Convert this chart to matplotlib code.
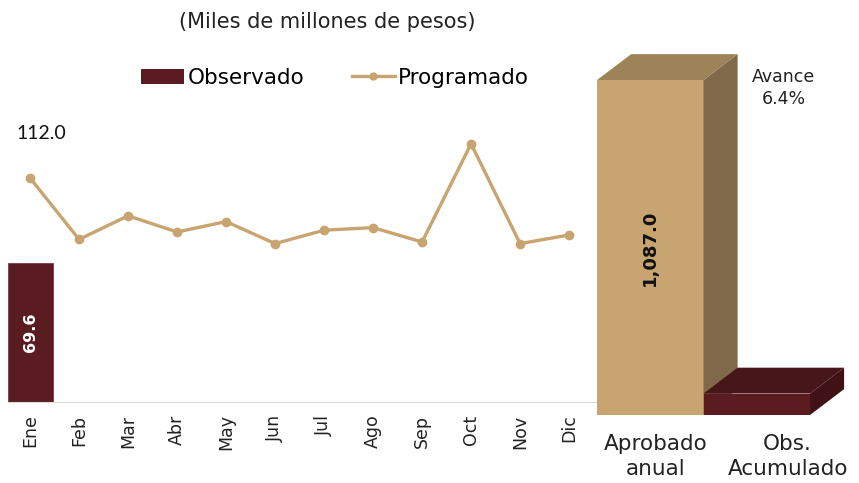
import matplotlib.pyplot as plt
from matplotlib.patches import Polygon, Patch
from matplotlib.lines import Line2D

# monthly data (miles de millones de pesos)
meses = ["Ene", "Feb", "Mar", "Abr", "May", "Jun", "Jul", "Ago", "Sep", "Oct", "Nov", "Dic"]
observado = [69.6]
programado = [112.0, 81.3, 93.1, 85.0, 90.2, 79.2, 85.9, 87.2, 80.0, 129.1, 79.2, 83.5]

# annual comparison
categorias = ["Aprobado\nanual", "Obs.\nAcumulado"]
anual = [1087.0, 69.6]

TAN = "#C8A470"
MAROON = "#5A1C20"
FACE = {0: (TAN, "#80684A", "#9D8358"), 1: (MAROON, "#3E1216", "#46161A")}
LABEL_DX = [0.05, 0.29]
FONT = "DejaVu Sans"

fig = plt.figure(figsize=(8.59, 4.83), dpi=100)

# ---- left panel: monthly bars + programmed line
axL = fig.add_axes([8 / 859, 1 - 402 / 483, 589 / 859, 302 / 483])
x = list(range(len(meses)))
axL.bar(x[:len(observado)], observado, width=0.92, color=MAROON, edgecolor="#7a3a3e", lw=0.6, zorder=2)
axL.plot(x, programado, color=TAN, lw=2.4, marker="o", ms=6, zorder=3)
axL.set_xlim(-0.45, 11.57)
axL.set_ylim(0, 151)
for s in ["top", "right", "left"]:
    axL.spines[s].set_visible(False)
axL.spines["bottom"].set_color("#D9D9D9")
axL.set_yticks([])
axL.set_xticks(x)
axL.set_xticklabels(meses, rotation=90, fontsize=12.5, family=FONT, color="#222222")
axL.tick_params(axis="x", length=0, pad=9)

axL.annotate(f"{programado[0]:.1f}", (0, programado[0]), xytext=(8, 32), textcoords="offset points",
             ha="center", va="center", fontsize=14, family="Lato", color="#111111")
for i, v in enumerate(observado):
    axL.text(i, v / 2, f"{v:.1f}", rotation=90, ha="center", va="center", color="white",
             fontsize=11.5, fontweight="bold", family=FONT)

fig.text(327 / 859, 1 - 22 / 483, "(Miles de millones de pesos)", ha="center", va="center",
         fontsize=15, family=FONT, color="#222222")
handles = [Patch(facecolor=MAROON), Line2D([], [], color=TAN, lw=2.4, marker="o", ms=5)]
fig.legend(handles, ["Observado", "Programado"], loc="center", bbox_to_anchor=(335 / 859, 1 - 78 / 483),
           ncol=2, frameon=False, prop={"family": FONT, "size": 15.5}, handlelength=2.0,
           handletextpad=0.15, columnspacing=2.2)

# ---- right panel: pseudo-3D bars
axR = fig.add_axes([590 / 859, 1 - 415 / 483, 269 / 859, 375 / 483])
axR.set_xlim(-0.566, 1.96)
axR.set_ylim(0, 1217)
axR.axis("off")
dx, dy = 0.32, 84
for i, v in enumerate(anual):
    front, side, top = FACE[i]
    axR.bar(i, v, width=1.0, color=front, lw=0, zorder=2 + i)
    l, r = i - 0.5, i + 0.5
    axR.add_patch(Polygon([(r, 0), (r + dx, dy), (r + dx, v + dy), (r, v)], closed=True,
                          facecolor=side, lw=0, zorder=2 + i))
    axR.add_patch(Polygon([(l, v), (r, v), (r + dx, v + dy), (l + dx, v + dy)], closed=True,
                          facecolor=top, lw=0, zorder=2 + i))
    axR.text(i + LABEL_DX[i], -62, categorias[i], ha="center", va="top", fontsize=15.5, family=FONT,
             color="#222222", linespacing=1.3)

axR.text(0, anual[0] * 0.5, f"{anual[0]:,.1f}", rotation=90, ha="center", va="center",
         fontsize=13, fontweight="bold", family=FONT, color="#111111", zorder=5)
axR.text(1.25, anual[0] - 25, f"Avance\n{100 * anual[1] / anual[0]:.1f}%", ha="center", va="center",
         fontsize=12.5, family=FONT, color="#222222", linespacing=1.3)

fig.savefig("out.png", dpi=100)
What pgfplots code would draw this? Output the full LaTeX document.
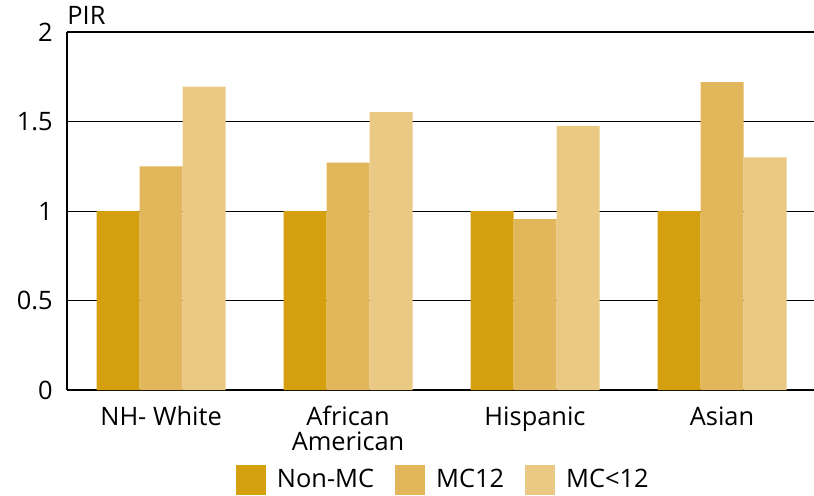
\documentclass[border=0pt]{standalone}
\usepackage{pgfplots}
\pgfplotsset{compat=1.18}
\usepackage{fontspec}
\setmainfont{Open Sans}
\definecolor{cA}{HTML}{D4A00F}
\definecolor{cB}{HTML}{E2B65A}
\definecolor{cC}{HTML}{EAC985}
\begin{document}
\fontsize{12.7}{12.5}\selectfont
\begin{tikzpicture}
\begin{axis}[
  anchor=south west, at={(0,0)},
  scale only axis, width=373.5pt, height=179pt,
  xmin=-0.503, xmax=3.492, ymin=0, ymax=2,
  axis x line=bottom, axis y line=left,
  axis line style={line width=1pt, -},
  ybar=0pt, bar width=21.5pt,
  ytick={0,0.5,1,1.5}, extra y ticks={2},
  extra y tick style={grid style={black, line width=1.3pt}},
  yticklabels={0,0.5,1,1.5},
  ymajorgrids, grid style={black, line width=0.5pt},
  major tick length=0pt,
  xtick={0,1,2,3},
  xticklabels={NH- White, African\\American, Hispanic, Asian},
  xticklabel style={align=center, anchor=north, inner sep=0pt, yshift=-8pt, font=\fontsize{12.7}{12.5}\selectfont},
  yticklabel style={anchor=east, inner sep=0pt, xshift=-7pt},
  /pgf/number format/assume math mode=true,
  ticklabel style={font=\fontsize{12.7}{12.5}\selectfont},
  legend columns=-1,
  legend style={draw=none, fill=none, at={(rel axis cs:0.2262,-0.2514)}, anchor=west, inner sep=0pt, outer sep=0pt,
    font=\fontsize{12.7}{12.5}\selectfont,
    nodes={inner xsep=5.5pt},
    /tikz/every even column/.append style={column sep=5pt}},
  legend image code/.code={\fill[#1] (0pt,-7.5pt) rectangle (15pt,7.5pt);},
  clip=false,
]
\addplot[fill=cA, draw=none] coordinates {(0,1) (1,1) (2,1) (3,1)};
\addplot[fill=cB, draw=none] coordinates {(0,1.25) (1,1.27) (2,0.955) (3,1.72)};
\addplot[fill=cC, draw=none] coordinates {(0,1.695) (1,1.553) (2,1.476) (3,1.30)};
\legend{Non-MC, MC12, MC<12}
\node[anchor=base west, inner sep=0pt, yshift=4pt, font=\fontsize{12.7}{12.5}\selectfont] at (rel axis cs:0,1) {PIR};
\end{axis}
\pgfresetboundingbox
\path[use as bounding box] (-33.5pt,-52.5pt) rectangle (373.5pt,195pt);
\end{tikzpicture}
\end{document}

+++++

- **Written exercise**: Images should not appear in the copy; retype the listing above exactly.

- **Finished exercise**:
Convert this chart to matplotlib code.
import matplotlib.pyplot as plt
from matplotlib.patches import Polygon, Patch
from matplotlib.lines import Line2D

# monthly data (miles de millones de pesos)
meses = ["Ene", "Feb", "Mar", "Abr", "May", "Jun", "Jul", "Ago", "Sep", "Oct", "Nov", "Dic"]
observado = [69.6]
programado = [112.0, 81.3, 93.1, 85.0, 90.2, 79.2, 85.9, 87.2, 80.0, 129.1, 79.2, 83.5]

# annual comparison
categorias = ["Aprobado\nanual", "Obs.\nAcumulado"]
anual = [1087.0, 69.6]

TAN = "#C8A470"
MAROON = "#5A1C20"
FACE = {0: (TAN, "#80684A", "#9D8358"), 1: (MAROON, "#3E1216", "#46161A")}
LABEL_DX = [0.05, 0.29]
FONT = "DejaVu Sans"

fig = plt.figure(figsize=(8.59, 4.83), dpi=100)

# ---- left panel: monthly bars + programmed line
axL = fig.add_axes([8 / 859, 1 - 402 / 483, 589 / 859, 302 / 483])
x = list(range(len(meses)))
axL.bar(x[:len(observado)], observado, width=0.92, color=MAROON, edgecolor="#7a3a3e", lw=0.6, zorder=2)
axL.plot(x, programado, color=TAN, lw=2.4, marker="o", ms=6, zorder=3)
axL.set_xlim(-0.45, 11.57)
axL.set_ylim(0, 151)
for s in ["top", "right", "left"]:
    axL.spines[s].set_visible(False)
axL.spines["bottom"].set_color("#D9D9D9")
axL.set_yticks([])
axL.set_xticks(x)
axL.set_xticklabels(meses, rotation=90, fontsize=12.5, family=FONT, color="#222222")
axL.tick_params(axis="x", length=0, pad=9)

axL.annotate(f"{programado[0]:.1f}", (0, programado[0]), xytext=(8, 32), textcoords="offset points",
             ha="center", va="center", fontsize=14, family="Lato", color="#111111")
for i, v in enumerate(observado):
    axL.text(i, v / 2, f"{v:.1f}", rotation=90, ha="center", va="center", color="white",
             fontsize=11.5, fontweight="bold", family=FONT)

fig.text(327 / 859, 1 - 22 / 483, "(Miles de millones de pesos)", ha="center", va="center",
         fontsize=15, family=FONT, color="#222222")
handles = [Patch(facecolor=MAROON), Line2D([], [], color=TAN, lw=2.4, marker="o", ms=5)]
fig.legend(handles, ["Observado", "Programado"], loc="center", bbox_to_anchor=(335 / 859, 1 - 78 / 483),
           ncol=2, frameon=False, prop={"family": FONT, "size": 15.5}, handlelength=2.0,
           handletextpad=0.15, columnspacing=2.2)

# ---- right panel: pseudo-3D bars
axR = fig.add_axes([590 / 859, 1 - 415 / 483, 269 / 859, 375 / 483])
axR.set_xlim(-0.566, 1.96)
axR.set_ylim(0, 1217)
axR.axis("off")
dx, dy = 0.32, 84
for i, v in enumerate(anual):
    front, side, top = FACE[i]
    axR.bar(i, v, width=1.0, color=front, lw=0, zorder=2 + i)
    l, r = i - 0.5, i + 0.5
    axR.add_patch(Polygon([(r, 0), (r + dx, dy), (r + dx, v + dy), (r, v)], closed=True,
                          facecolor=side, lw=0, zorder=2 + i))
    axR.add_patch(Polygon([(l, v), (r, v), (r + dx, v + dy), (l + dx, v + dy)], closed=True,
                          facecolor=top, lw=0, zorder=2 + i))
    axR.text(i + LABEL_DX[i], -62, categorias[i], ha="center", va="top", fontsize=15.5, family=FONT,
             color="#222222", linespacing=1.3)

axR.text(0, anual[0] * 0.5, f"{anual[0]:,.1f}", rotation=90, ha="center", va="center",
         fontsize=13, fontweight="bold", family=FONT, color="#111111", zorder=5)
axR.text(1.25, anual[0] - 25, f"Avance\n{100 * anual[1] / anual[0]:.1f}%", ha="center", va="center",
         fontsize=12.5, family=FONT, color="#222222", linespacing=1.3)

fig.savefig("out.png", dpi=100)
What pgfplots code would draw this? Output the full LaTeX document.
\documentclass[border=0pt]{standalone}
\usepackage{pgfplots}
\pgfplotsset{compat=1.18}
\usepackage{fontspec}
\setmainfont{Open Sans}
\definecolor{cA}{HTML}{D4A00F}
\definecolor{cB}{HTML}{E2B65A}
\definecolor{cC}{HTML}{EAC985}
\begin{document}
\fontsize{12.7}{12.5}\selectfont
\begin{tikzpicture}
\begin{axis}[
  anchor=south west, at={(0,0)},
  scale only axis, width=373.5pt, height=179pt,
  xmin=-0.503, xmax=3.492, ymin=0, ymax=2,
  axis x line=bottom, axis y line=left,
  axis line style={line width=1pt, -},
  ybar=0pt, bar width=21.5pt,
  ytick={0,0.5,1,1.5}, extra y ticks={2},
  extra y tick style={grid style={black, line width=1.3pt}},
  yticklabels={0,0.5,1,1.5},
  ymajorgrids, grid style={black, line width=0.5pt},
  major tick length=0pt,
  xtick={0,1,2,3},
  xticklabels={NH- White, African\\American, Hispanic, Asian},
  xticklabel style={align=center, anchor=north, inner sep=0pt, yshift=-8pt, font=\fontsize{12.7}{12.5}\selectfont},
  yticklabel style={anchor=east, inner sep=0pt, xshift=-7pt},
  /pgf/number format/assume math mode=true,
  ticklabel style={font=\fontsize{12.7}{12.5}\selectfont},
  legend columns=-1,
  legend style={draw=none, fill=none, at={(rel axis cs:0.2262,-0.2514)}, anchor=west, inner sep=0pt, outer sep=0pt,
    font=\fontsize{12.7}{12.5}\selectfont,
    nodes={inner xsep=5.5pt},
    /tikz/every even column/.append style={column sep=5pt}},
  legend image code/.code={\fill[#1] (0pt,-7.5pt) rectangle (15pt,7.5pt);},
  clip=false,
]
\addplot[fill=cA, draw=none] coordinates {(0,1) (1,1) (2,1) (3,1)};
\addplot[fill=cB, draw=none] coordinates {(0,1.25) (1,1.27) (2,0.955) (3,1.72)};
\addplot[fill=cC, draw=none] coordinates {(0,1.695) (1,1.553) (2,1.476) (3,1.30)};
\legend{Non-MC, MC12, MC<12}
\node[anchor=base west, inner sep=0pt, yshift=4pt, font=\fontsize{12.7}{12.5}\selectfont] at (rel axis cs:0,1) {PIR};
\end{axis}
\pgfresetboundingbox
\path[use as bounding box] (-33.5pt,-52.5pt) rectangle (373.5pt,195pt);
\end{tikzpicture}
\end{document}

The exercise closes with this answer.